(Records with drawing code)
-.-.-
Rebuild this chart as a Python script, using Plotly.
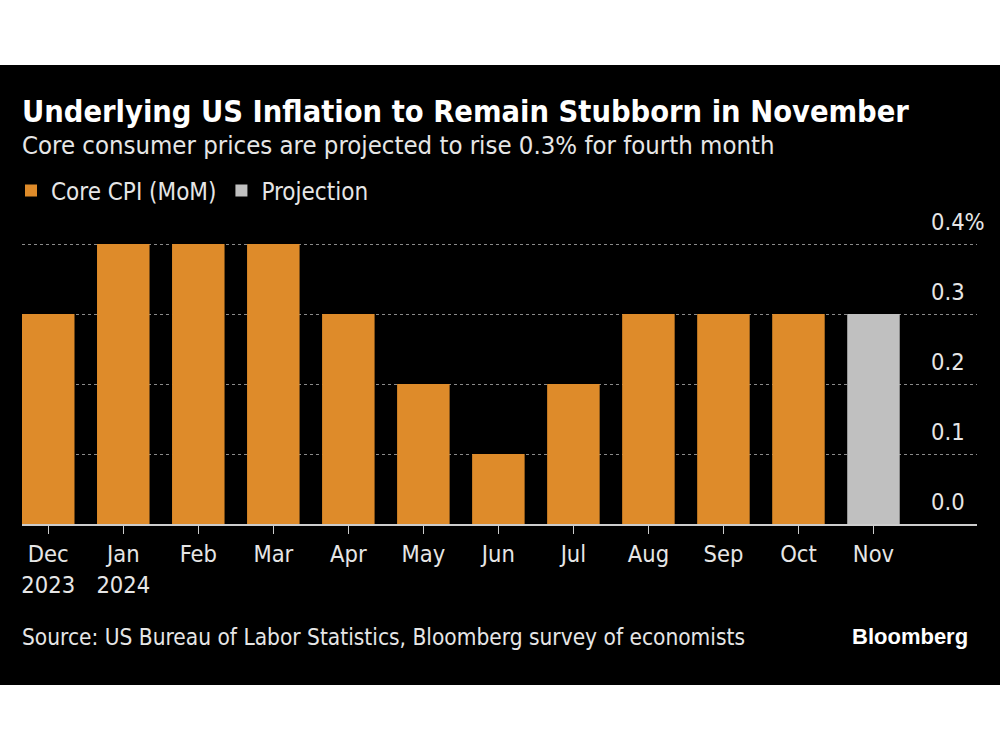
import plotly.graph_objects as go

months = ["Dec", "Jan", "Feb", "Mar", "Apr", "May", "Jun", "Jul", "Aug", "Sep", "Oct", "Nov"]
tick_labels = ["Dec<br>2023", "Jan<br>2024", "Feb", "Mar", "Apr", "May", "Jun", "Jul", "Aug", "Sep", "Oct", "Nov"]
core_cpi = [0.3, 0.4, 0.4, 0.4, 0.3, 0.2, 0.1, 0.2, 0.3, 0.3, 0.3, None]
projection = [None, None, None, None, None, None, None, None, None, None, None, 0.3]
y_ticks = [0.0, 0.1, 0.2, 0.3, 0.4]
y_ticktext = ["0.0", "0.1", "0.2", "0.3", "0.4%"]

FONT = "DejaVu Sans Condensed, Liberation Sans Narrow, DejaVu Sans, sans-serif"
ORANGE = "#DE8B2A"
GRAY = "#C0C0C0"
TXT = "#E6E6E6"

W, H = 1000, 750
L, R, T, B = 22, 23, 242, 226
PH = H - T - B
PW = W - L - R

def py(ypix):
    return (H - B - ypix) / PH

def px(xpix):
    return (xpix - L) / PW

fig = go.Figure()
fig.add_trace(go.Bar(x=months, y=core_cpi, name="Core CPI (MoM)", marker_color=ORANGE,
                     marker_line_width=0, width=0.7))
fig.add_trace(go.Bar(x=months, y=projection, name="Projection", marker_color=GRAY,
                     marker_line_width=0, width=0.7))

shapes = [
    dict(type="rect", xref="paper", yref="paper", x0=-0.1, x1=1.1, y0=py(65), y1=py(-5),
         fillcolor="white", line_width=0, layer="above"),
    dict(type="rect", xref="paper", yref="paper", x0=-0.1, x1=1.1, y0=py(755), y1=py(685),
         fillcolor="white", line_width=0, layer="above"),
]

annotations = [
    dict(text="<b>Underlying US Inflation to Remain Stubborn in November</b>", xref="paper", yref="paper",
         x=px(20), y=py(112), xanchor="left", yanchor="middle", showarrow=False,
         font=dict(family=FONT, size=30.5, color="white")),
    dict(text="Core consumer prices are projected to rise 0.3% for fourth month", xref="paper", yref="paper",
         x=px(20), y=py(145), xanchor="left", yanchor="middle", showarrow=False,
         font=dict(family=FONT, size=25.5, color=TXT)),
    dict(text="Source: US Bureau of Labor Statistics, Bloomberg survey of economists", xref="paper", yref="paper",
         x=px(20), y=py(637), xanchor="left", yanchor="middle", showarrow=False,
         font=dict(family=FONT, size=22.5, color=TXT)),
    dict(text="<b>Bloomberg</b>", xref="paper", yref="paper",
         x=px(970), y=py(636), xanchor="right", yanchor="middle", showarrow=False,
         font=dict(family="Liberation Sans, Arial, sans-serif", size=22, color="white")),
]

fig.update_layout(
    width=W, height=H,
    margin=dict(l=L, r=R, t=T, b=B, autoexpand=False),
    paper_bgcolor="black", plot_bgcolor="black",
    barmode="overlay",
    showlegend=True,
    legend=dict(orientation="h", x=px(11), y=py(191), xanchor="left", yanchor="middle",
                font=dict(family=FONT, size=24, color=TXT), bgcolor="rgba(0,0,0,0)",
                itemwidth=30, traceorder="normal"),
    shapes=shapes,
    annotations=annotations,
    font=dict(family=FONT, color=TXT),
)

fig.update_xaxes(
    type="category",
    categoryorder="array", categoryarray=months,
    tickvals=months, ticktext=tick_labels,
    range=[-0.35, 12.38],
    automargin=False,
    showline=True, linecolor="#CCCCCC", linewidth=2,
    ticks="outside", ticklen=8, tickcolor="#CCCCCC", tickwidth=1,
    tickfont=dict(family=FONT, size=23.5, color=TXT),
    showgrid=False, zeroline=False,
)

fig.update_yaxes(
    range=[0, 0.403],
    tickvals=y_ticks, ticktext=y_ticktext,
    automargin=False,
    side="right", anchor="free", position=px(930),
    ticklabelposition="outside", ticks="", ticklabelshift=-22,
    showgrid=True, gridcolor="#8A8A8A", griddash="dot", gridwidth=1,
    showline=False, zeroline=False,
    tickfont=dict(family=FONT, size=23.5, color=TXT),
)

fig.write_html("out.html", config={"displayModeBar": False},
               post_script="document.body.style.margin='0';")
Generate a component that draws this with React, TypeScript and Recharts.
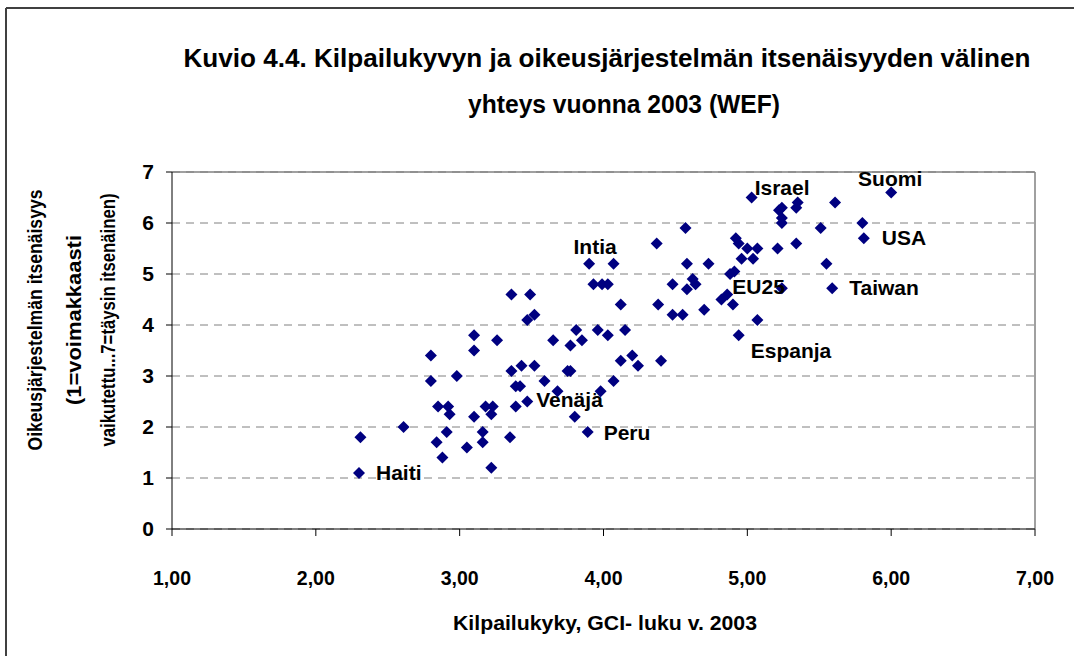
-.-.-
Problem details: Take the records from their first line through the line containing "import plotly.graph_objects as go" and please return exactly those lines, both ends included, minus the pictures.

Worked answer:
Rebuild this chart as a Python script, using Plotly.
import plotly.graph_objects as go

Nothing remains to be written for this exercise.